Sin embargo, no hablamos aquí de teología, sino de un libro extraordinario. Su autora, Odette Elina (1910-1991), francesa de origen hebreo y militante comunista, fue arrestada por la Gestapo en 1944 y deportada a Auschwitz. Apenas unos años después, en 1948, publicó un texto breve que impresionó a Albert Camus. En Sin flores ni coronas, Elina, apodada la “dandy de Birkenau” por sus calcetas verdes y sus botines afilados, traza un conjunto de estampas sobre la vida cotidiana en aquel campo de exterminio. Lo hace con una prosa sencilla, alejada de retórica, como quien dibuja una escena al natural.
Su testimonio estremece precisamente porque no trata de explicar nada, sino de dar voz a quienes perecieron en silencio. Está, por ejemplo, la historia de Marc, un bebé escuálido cuyos grandes ojos tristes se preguntaban por qué no le daban de comer. O la de Anka, una niña de siete años que murió en sus brazos y a la que nadie quiso llevar hasta el montón de cadáveres. O aquel domingo de mayo en que reunieron a cien mujeres para conducir hasta el basurero cien carritos de bebé.
“Los había de todo tipo —escribe—. Grandes, bajos, viejos, modernos, bonitos, pobres. Pero aún conservaban la tibieza de los bebés que habían cobijado, bebés que acababan de ser quemados. Las almohadas guardaban la forma de sus pequeños cráneos y aquí y allá colgaba un gorro, una manta bordada, un babero. Cien mujeres temblaron de horror al contacto con algo que siempre, por encima de cualquier cosa, es suave. Cien mujeres tocaron el fondo del desamparo y de la desesperación.”
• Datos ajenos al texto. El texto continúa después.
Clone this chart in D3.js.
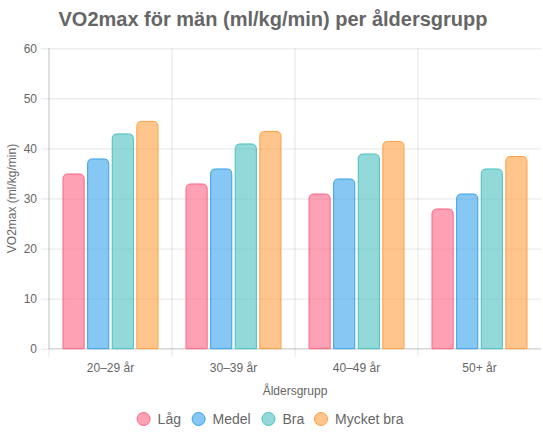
<!DOCTYPE html>
<html>
<head>
<meta charset="utf-8">
<script src="https://cdn.jsdelivr.net/npm/d3@7"></script>
<style>
  body { margin: 0; background: #fff; }
  svg { display: block; font-family: "Liberation Sans", Arial, Helvetica, sans-serif; }
</style>
</head>
<body>
<svg></svg>
<script>
// chart data
var categories = ["20–29 år", "30–39 år", "40–49 år", "50+ år"];
var seriesNames = ["Låg", "Medel", "Bra", "Mycket bra"];
var lag = [35, 33, 31, 28];
var medel = [38, 36, 34, 31];
var bra = [43, 41, 39, 36];
var mycketBra = [45.5, 43.5, 41.5, 38.5];
var yTicks = [0, 10, 20, 30, 40, 50, 60];

var seriesValues = [lag, medel, bra, mycketBra];
var fills = ["rgba(255,99,132,0.6)", "rgba(54,162,235,0.6)", "rgba(75,192,192,0.6)", "rgba(255,159,64,0.6)"];
var strokes = ["rgb(255,99,132)", "rgb(54,162,235)", "rgb(75,192,192)", "rgb(255,159,64)"];

var width = 543;
var height = 433;

var svg = d3.select("svg")
  .attr("width", width)
  .attr("height", height);

// plot area
var margin = { top: 48.3, right: 2, bottom: 84.3, left: 49 };
var x0 = margin.left, x1 = width - margin.right;
var yTop = margin.top, yBottom = height - margin.bottom;

var x = d3.scaleBand()
  .domain(categories)
  .range([x0, x1])
  .padding(0);

var xInner = d3.scaleBand()
  .domain(seriesNames)
  .range([x.bandwidth() * 0.1, x.bandwidth() * 0.9])
  .paddingInner(0.1)
  .paddingOuter(0.05);

var y = d3.scaleLinear()
  .domain([0, 60])
  .range([yBottom, yTop]);

var gridColor = "rgba(0,0,0,0.1)";

// horizontal grid + tick marks
var gridY = svg.append("g")
  .attr("transform", "translate(" + (x0 - 8) + ",0)")
  .call(d3.axisLeft(y).tickValues(yTicks).tickSize(-(x1 - x0 + 8)).tickFormat(""));
gridY.select(".domain").remove();
gridY.selectAll("line").attr("stroke", gridColor);

// vertical grid + tick marks (category boundaries)
var bounds = categories.map(function(c) { return x(c); });
svg.append("g").selectAll("line")
  .data(bounds)
  .enter()
  .append("line")
  .attr("x1", function(d) { return d; })
  .attr("x2", function(d) { return d; })
  .attr("y1", yTop)
  .attr("y2", yBottom + 8)
  .attr("stroke", gridColor);

// axis borders
svg.append("line")
  .attr("x1", x0).attr("x2", x0)
  .attr("y1", yTop).attr("y2", yBottom)
  .attr("stroke", "rgba(0,0,0,0.15)");
svg.append("line")
  .attr("x1", x0).attr("x2", x1)
  .attr("y1", yBottom).attr("y2", yBottom)
  .attr("stroke", "rgba(0,0,0,0.15)");

// y tick labels
var yLabels = svg.append("g")
  .attr("transform", "translate(" + (x0 - 8) + ",0)")
  .call(d3.axisLeft(y).tickValues(yTicks).tickSize(0).tickPadding(4));
yLabels.select(".domain").remove();
yLabels.selectAll("text")
  .attr("fill", "#666")
  .style("font-size", "12px")
  .style("font-family", "Liberation Sans, Arial, sans-serif");

// x tick labels
var xLabels = svg.append("g")
  .attr("transform", "translate(0," + yBottom + ")")
  .call(d3.axisBottom(x).tickSize(0).tickPadding(15));
xLabels.select(".domain").remove();
xLabels.selectAll("text")
  .attr("fill", "#666")
  .style("font-size", "12px")
  .style("font-family", "Liberation Sans, Arial, sans-serif");

// bars with rounded tops
function barPath(bx, by, bw, bh, r) {
  r = Math.min(r, bw / 2, bh);
  return "M" + bx + "," + (by + bh) +
    "V" + (by + r) +
    "Q" + bx + "," + by + " " + (bx + r) + "," + by +
    "H" + (bx + bw - r) +
    "Q" + (bx + bw) + "," + by + " " + (bx + bw) + "," + (by + r) +
    "V" + (by + bh) + "Z";
}

seriesNames.forEach(function(name, si) {
  svg.append("g").selectAll("path")
    .data(seriesValues[si])
    .enter()
    .append("path")
    .attr("d", function(d, i) {
      var bx = x(categories[i]) + xInner(name) + 0.5;
      var by = y(d) + 0.5;
      return barPath(bx, by, xInner.bandwidth() - 1, yBottom - by, 5);
    })
    .attr("fill", fills[si])
    .attr("stroke", strokes[si])
    .attr("stroke-width", 1);
});

// title
svg.append("text")
  .attr("x", 273)
  .attr("y", 26)
  .attr("text-anchor", "middle")
  .attr("fill", "#666")
  .style("font-size", "20px")
  .style("font-weight", "bold")
  .text("VO2max för män (ml/kg/min) per åldersgrupp");

// axis titles
svg.append("text")
  .attr("x", (x0 + x1) / 2)
  .attr("y", 394.5)
  .attr("text-anchor", "middle")
  .attr("fill", "#666")
  .style("font-size", "12px")
  .text("Åldersgrupp");

svg.append("text")
  .attr("transform", "translate(16," + ((yTop + yBottom) / 2) + ") rotate(-90)")
  .attr("text-anchor", "middle")
  .attr("fill", "#666")
  .style("font-size", "12px")
  .text("VO2max (ml/kg/min)");

// legend
var legendX = [143.6, 198.6, 268.5, 321];
var legend = svg.append("g").selectAll("g")
  .data(seriesNames)
  .enter()
  .append("g")
  .attr("transform", function(d, i) { return "translate(" + legendX[i] + ",419)"; });

legend.append("circle")
  .attr("r", 6.5)
  .attr("fill", function(d, i) { return fills[i]; })
  .attr("stroke", function(d, i) { return strokes[i]; })
  .attr("stroke-width", 1);

legend.append("text")
  .attr("x", 14)
  .attr("y", 5)
  .attr("fill", "#666")
  .style("font-size", "14px")
  .text(function(d) { return d; });
</script>
</body>
</html>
En otra escena, dedicada al pequeño Olek, Elina describe cómo lo desvistió, lo acostó, le dio su sopa y él se la tomó sin rechistar. Después, se aferró a su cuello y la besó. “Hacía un año que había olvidado lo que era la ternura. En un minuto, compensó todas mis penas”, confiesa.
Cuenta Lévinas que fue la alegría de un perrito saludando cada mañana a los presos lo que, en medio del horror, les recordaba que la humanidad no había desaparecido. Para Elina, bastó el beso de un niño o la sonrisa de una amiga. Eran rastros de luz en la medianoche de la historia.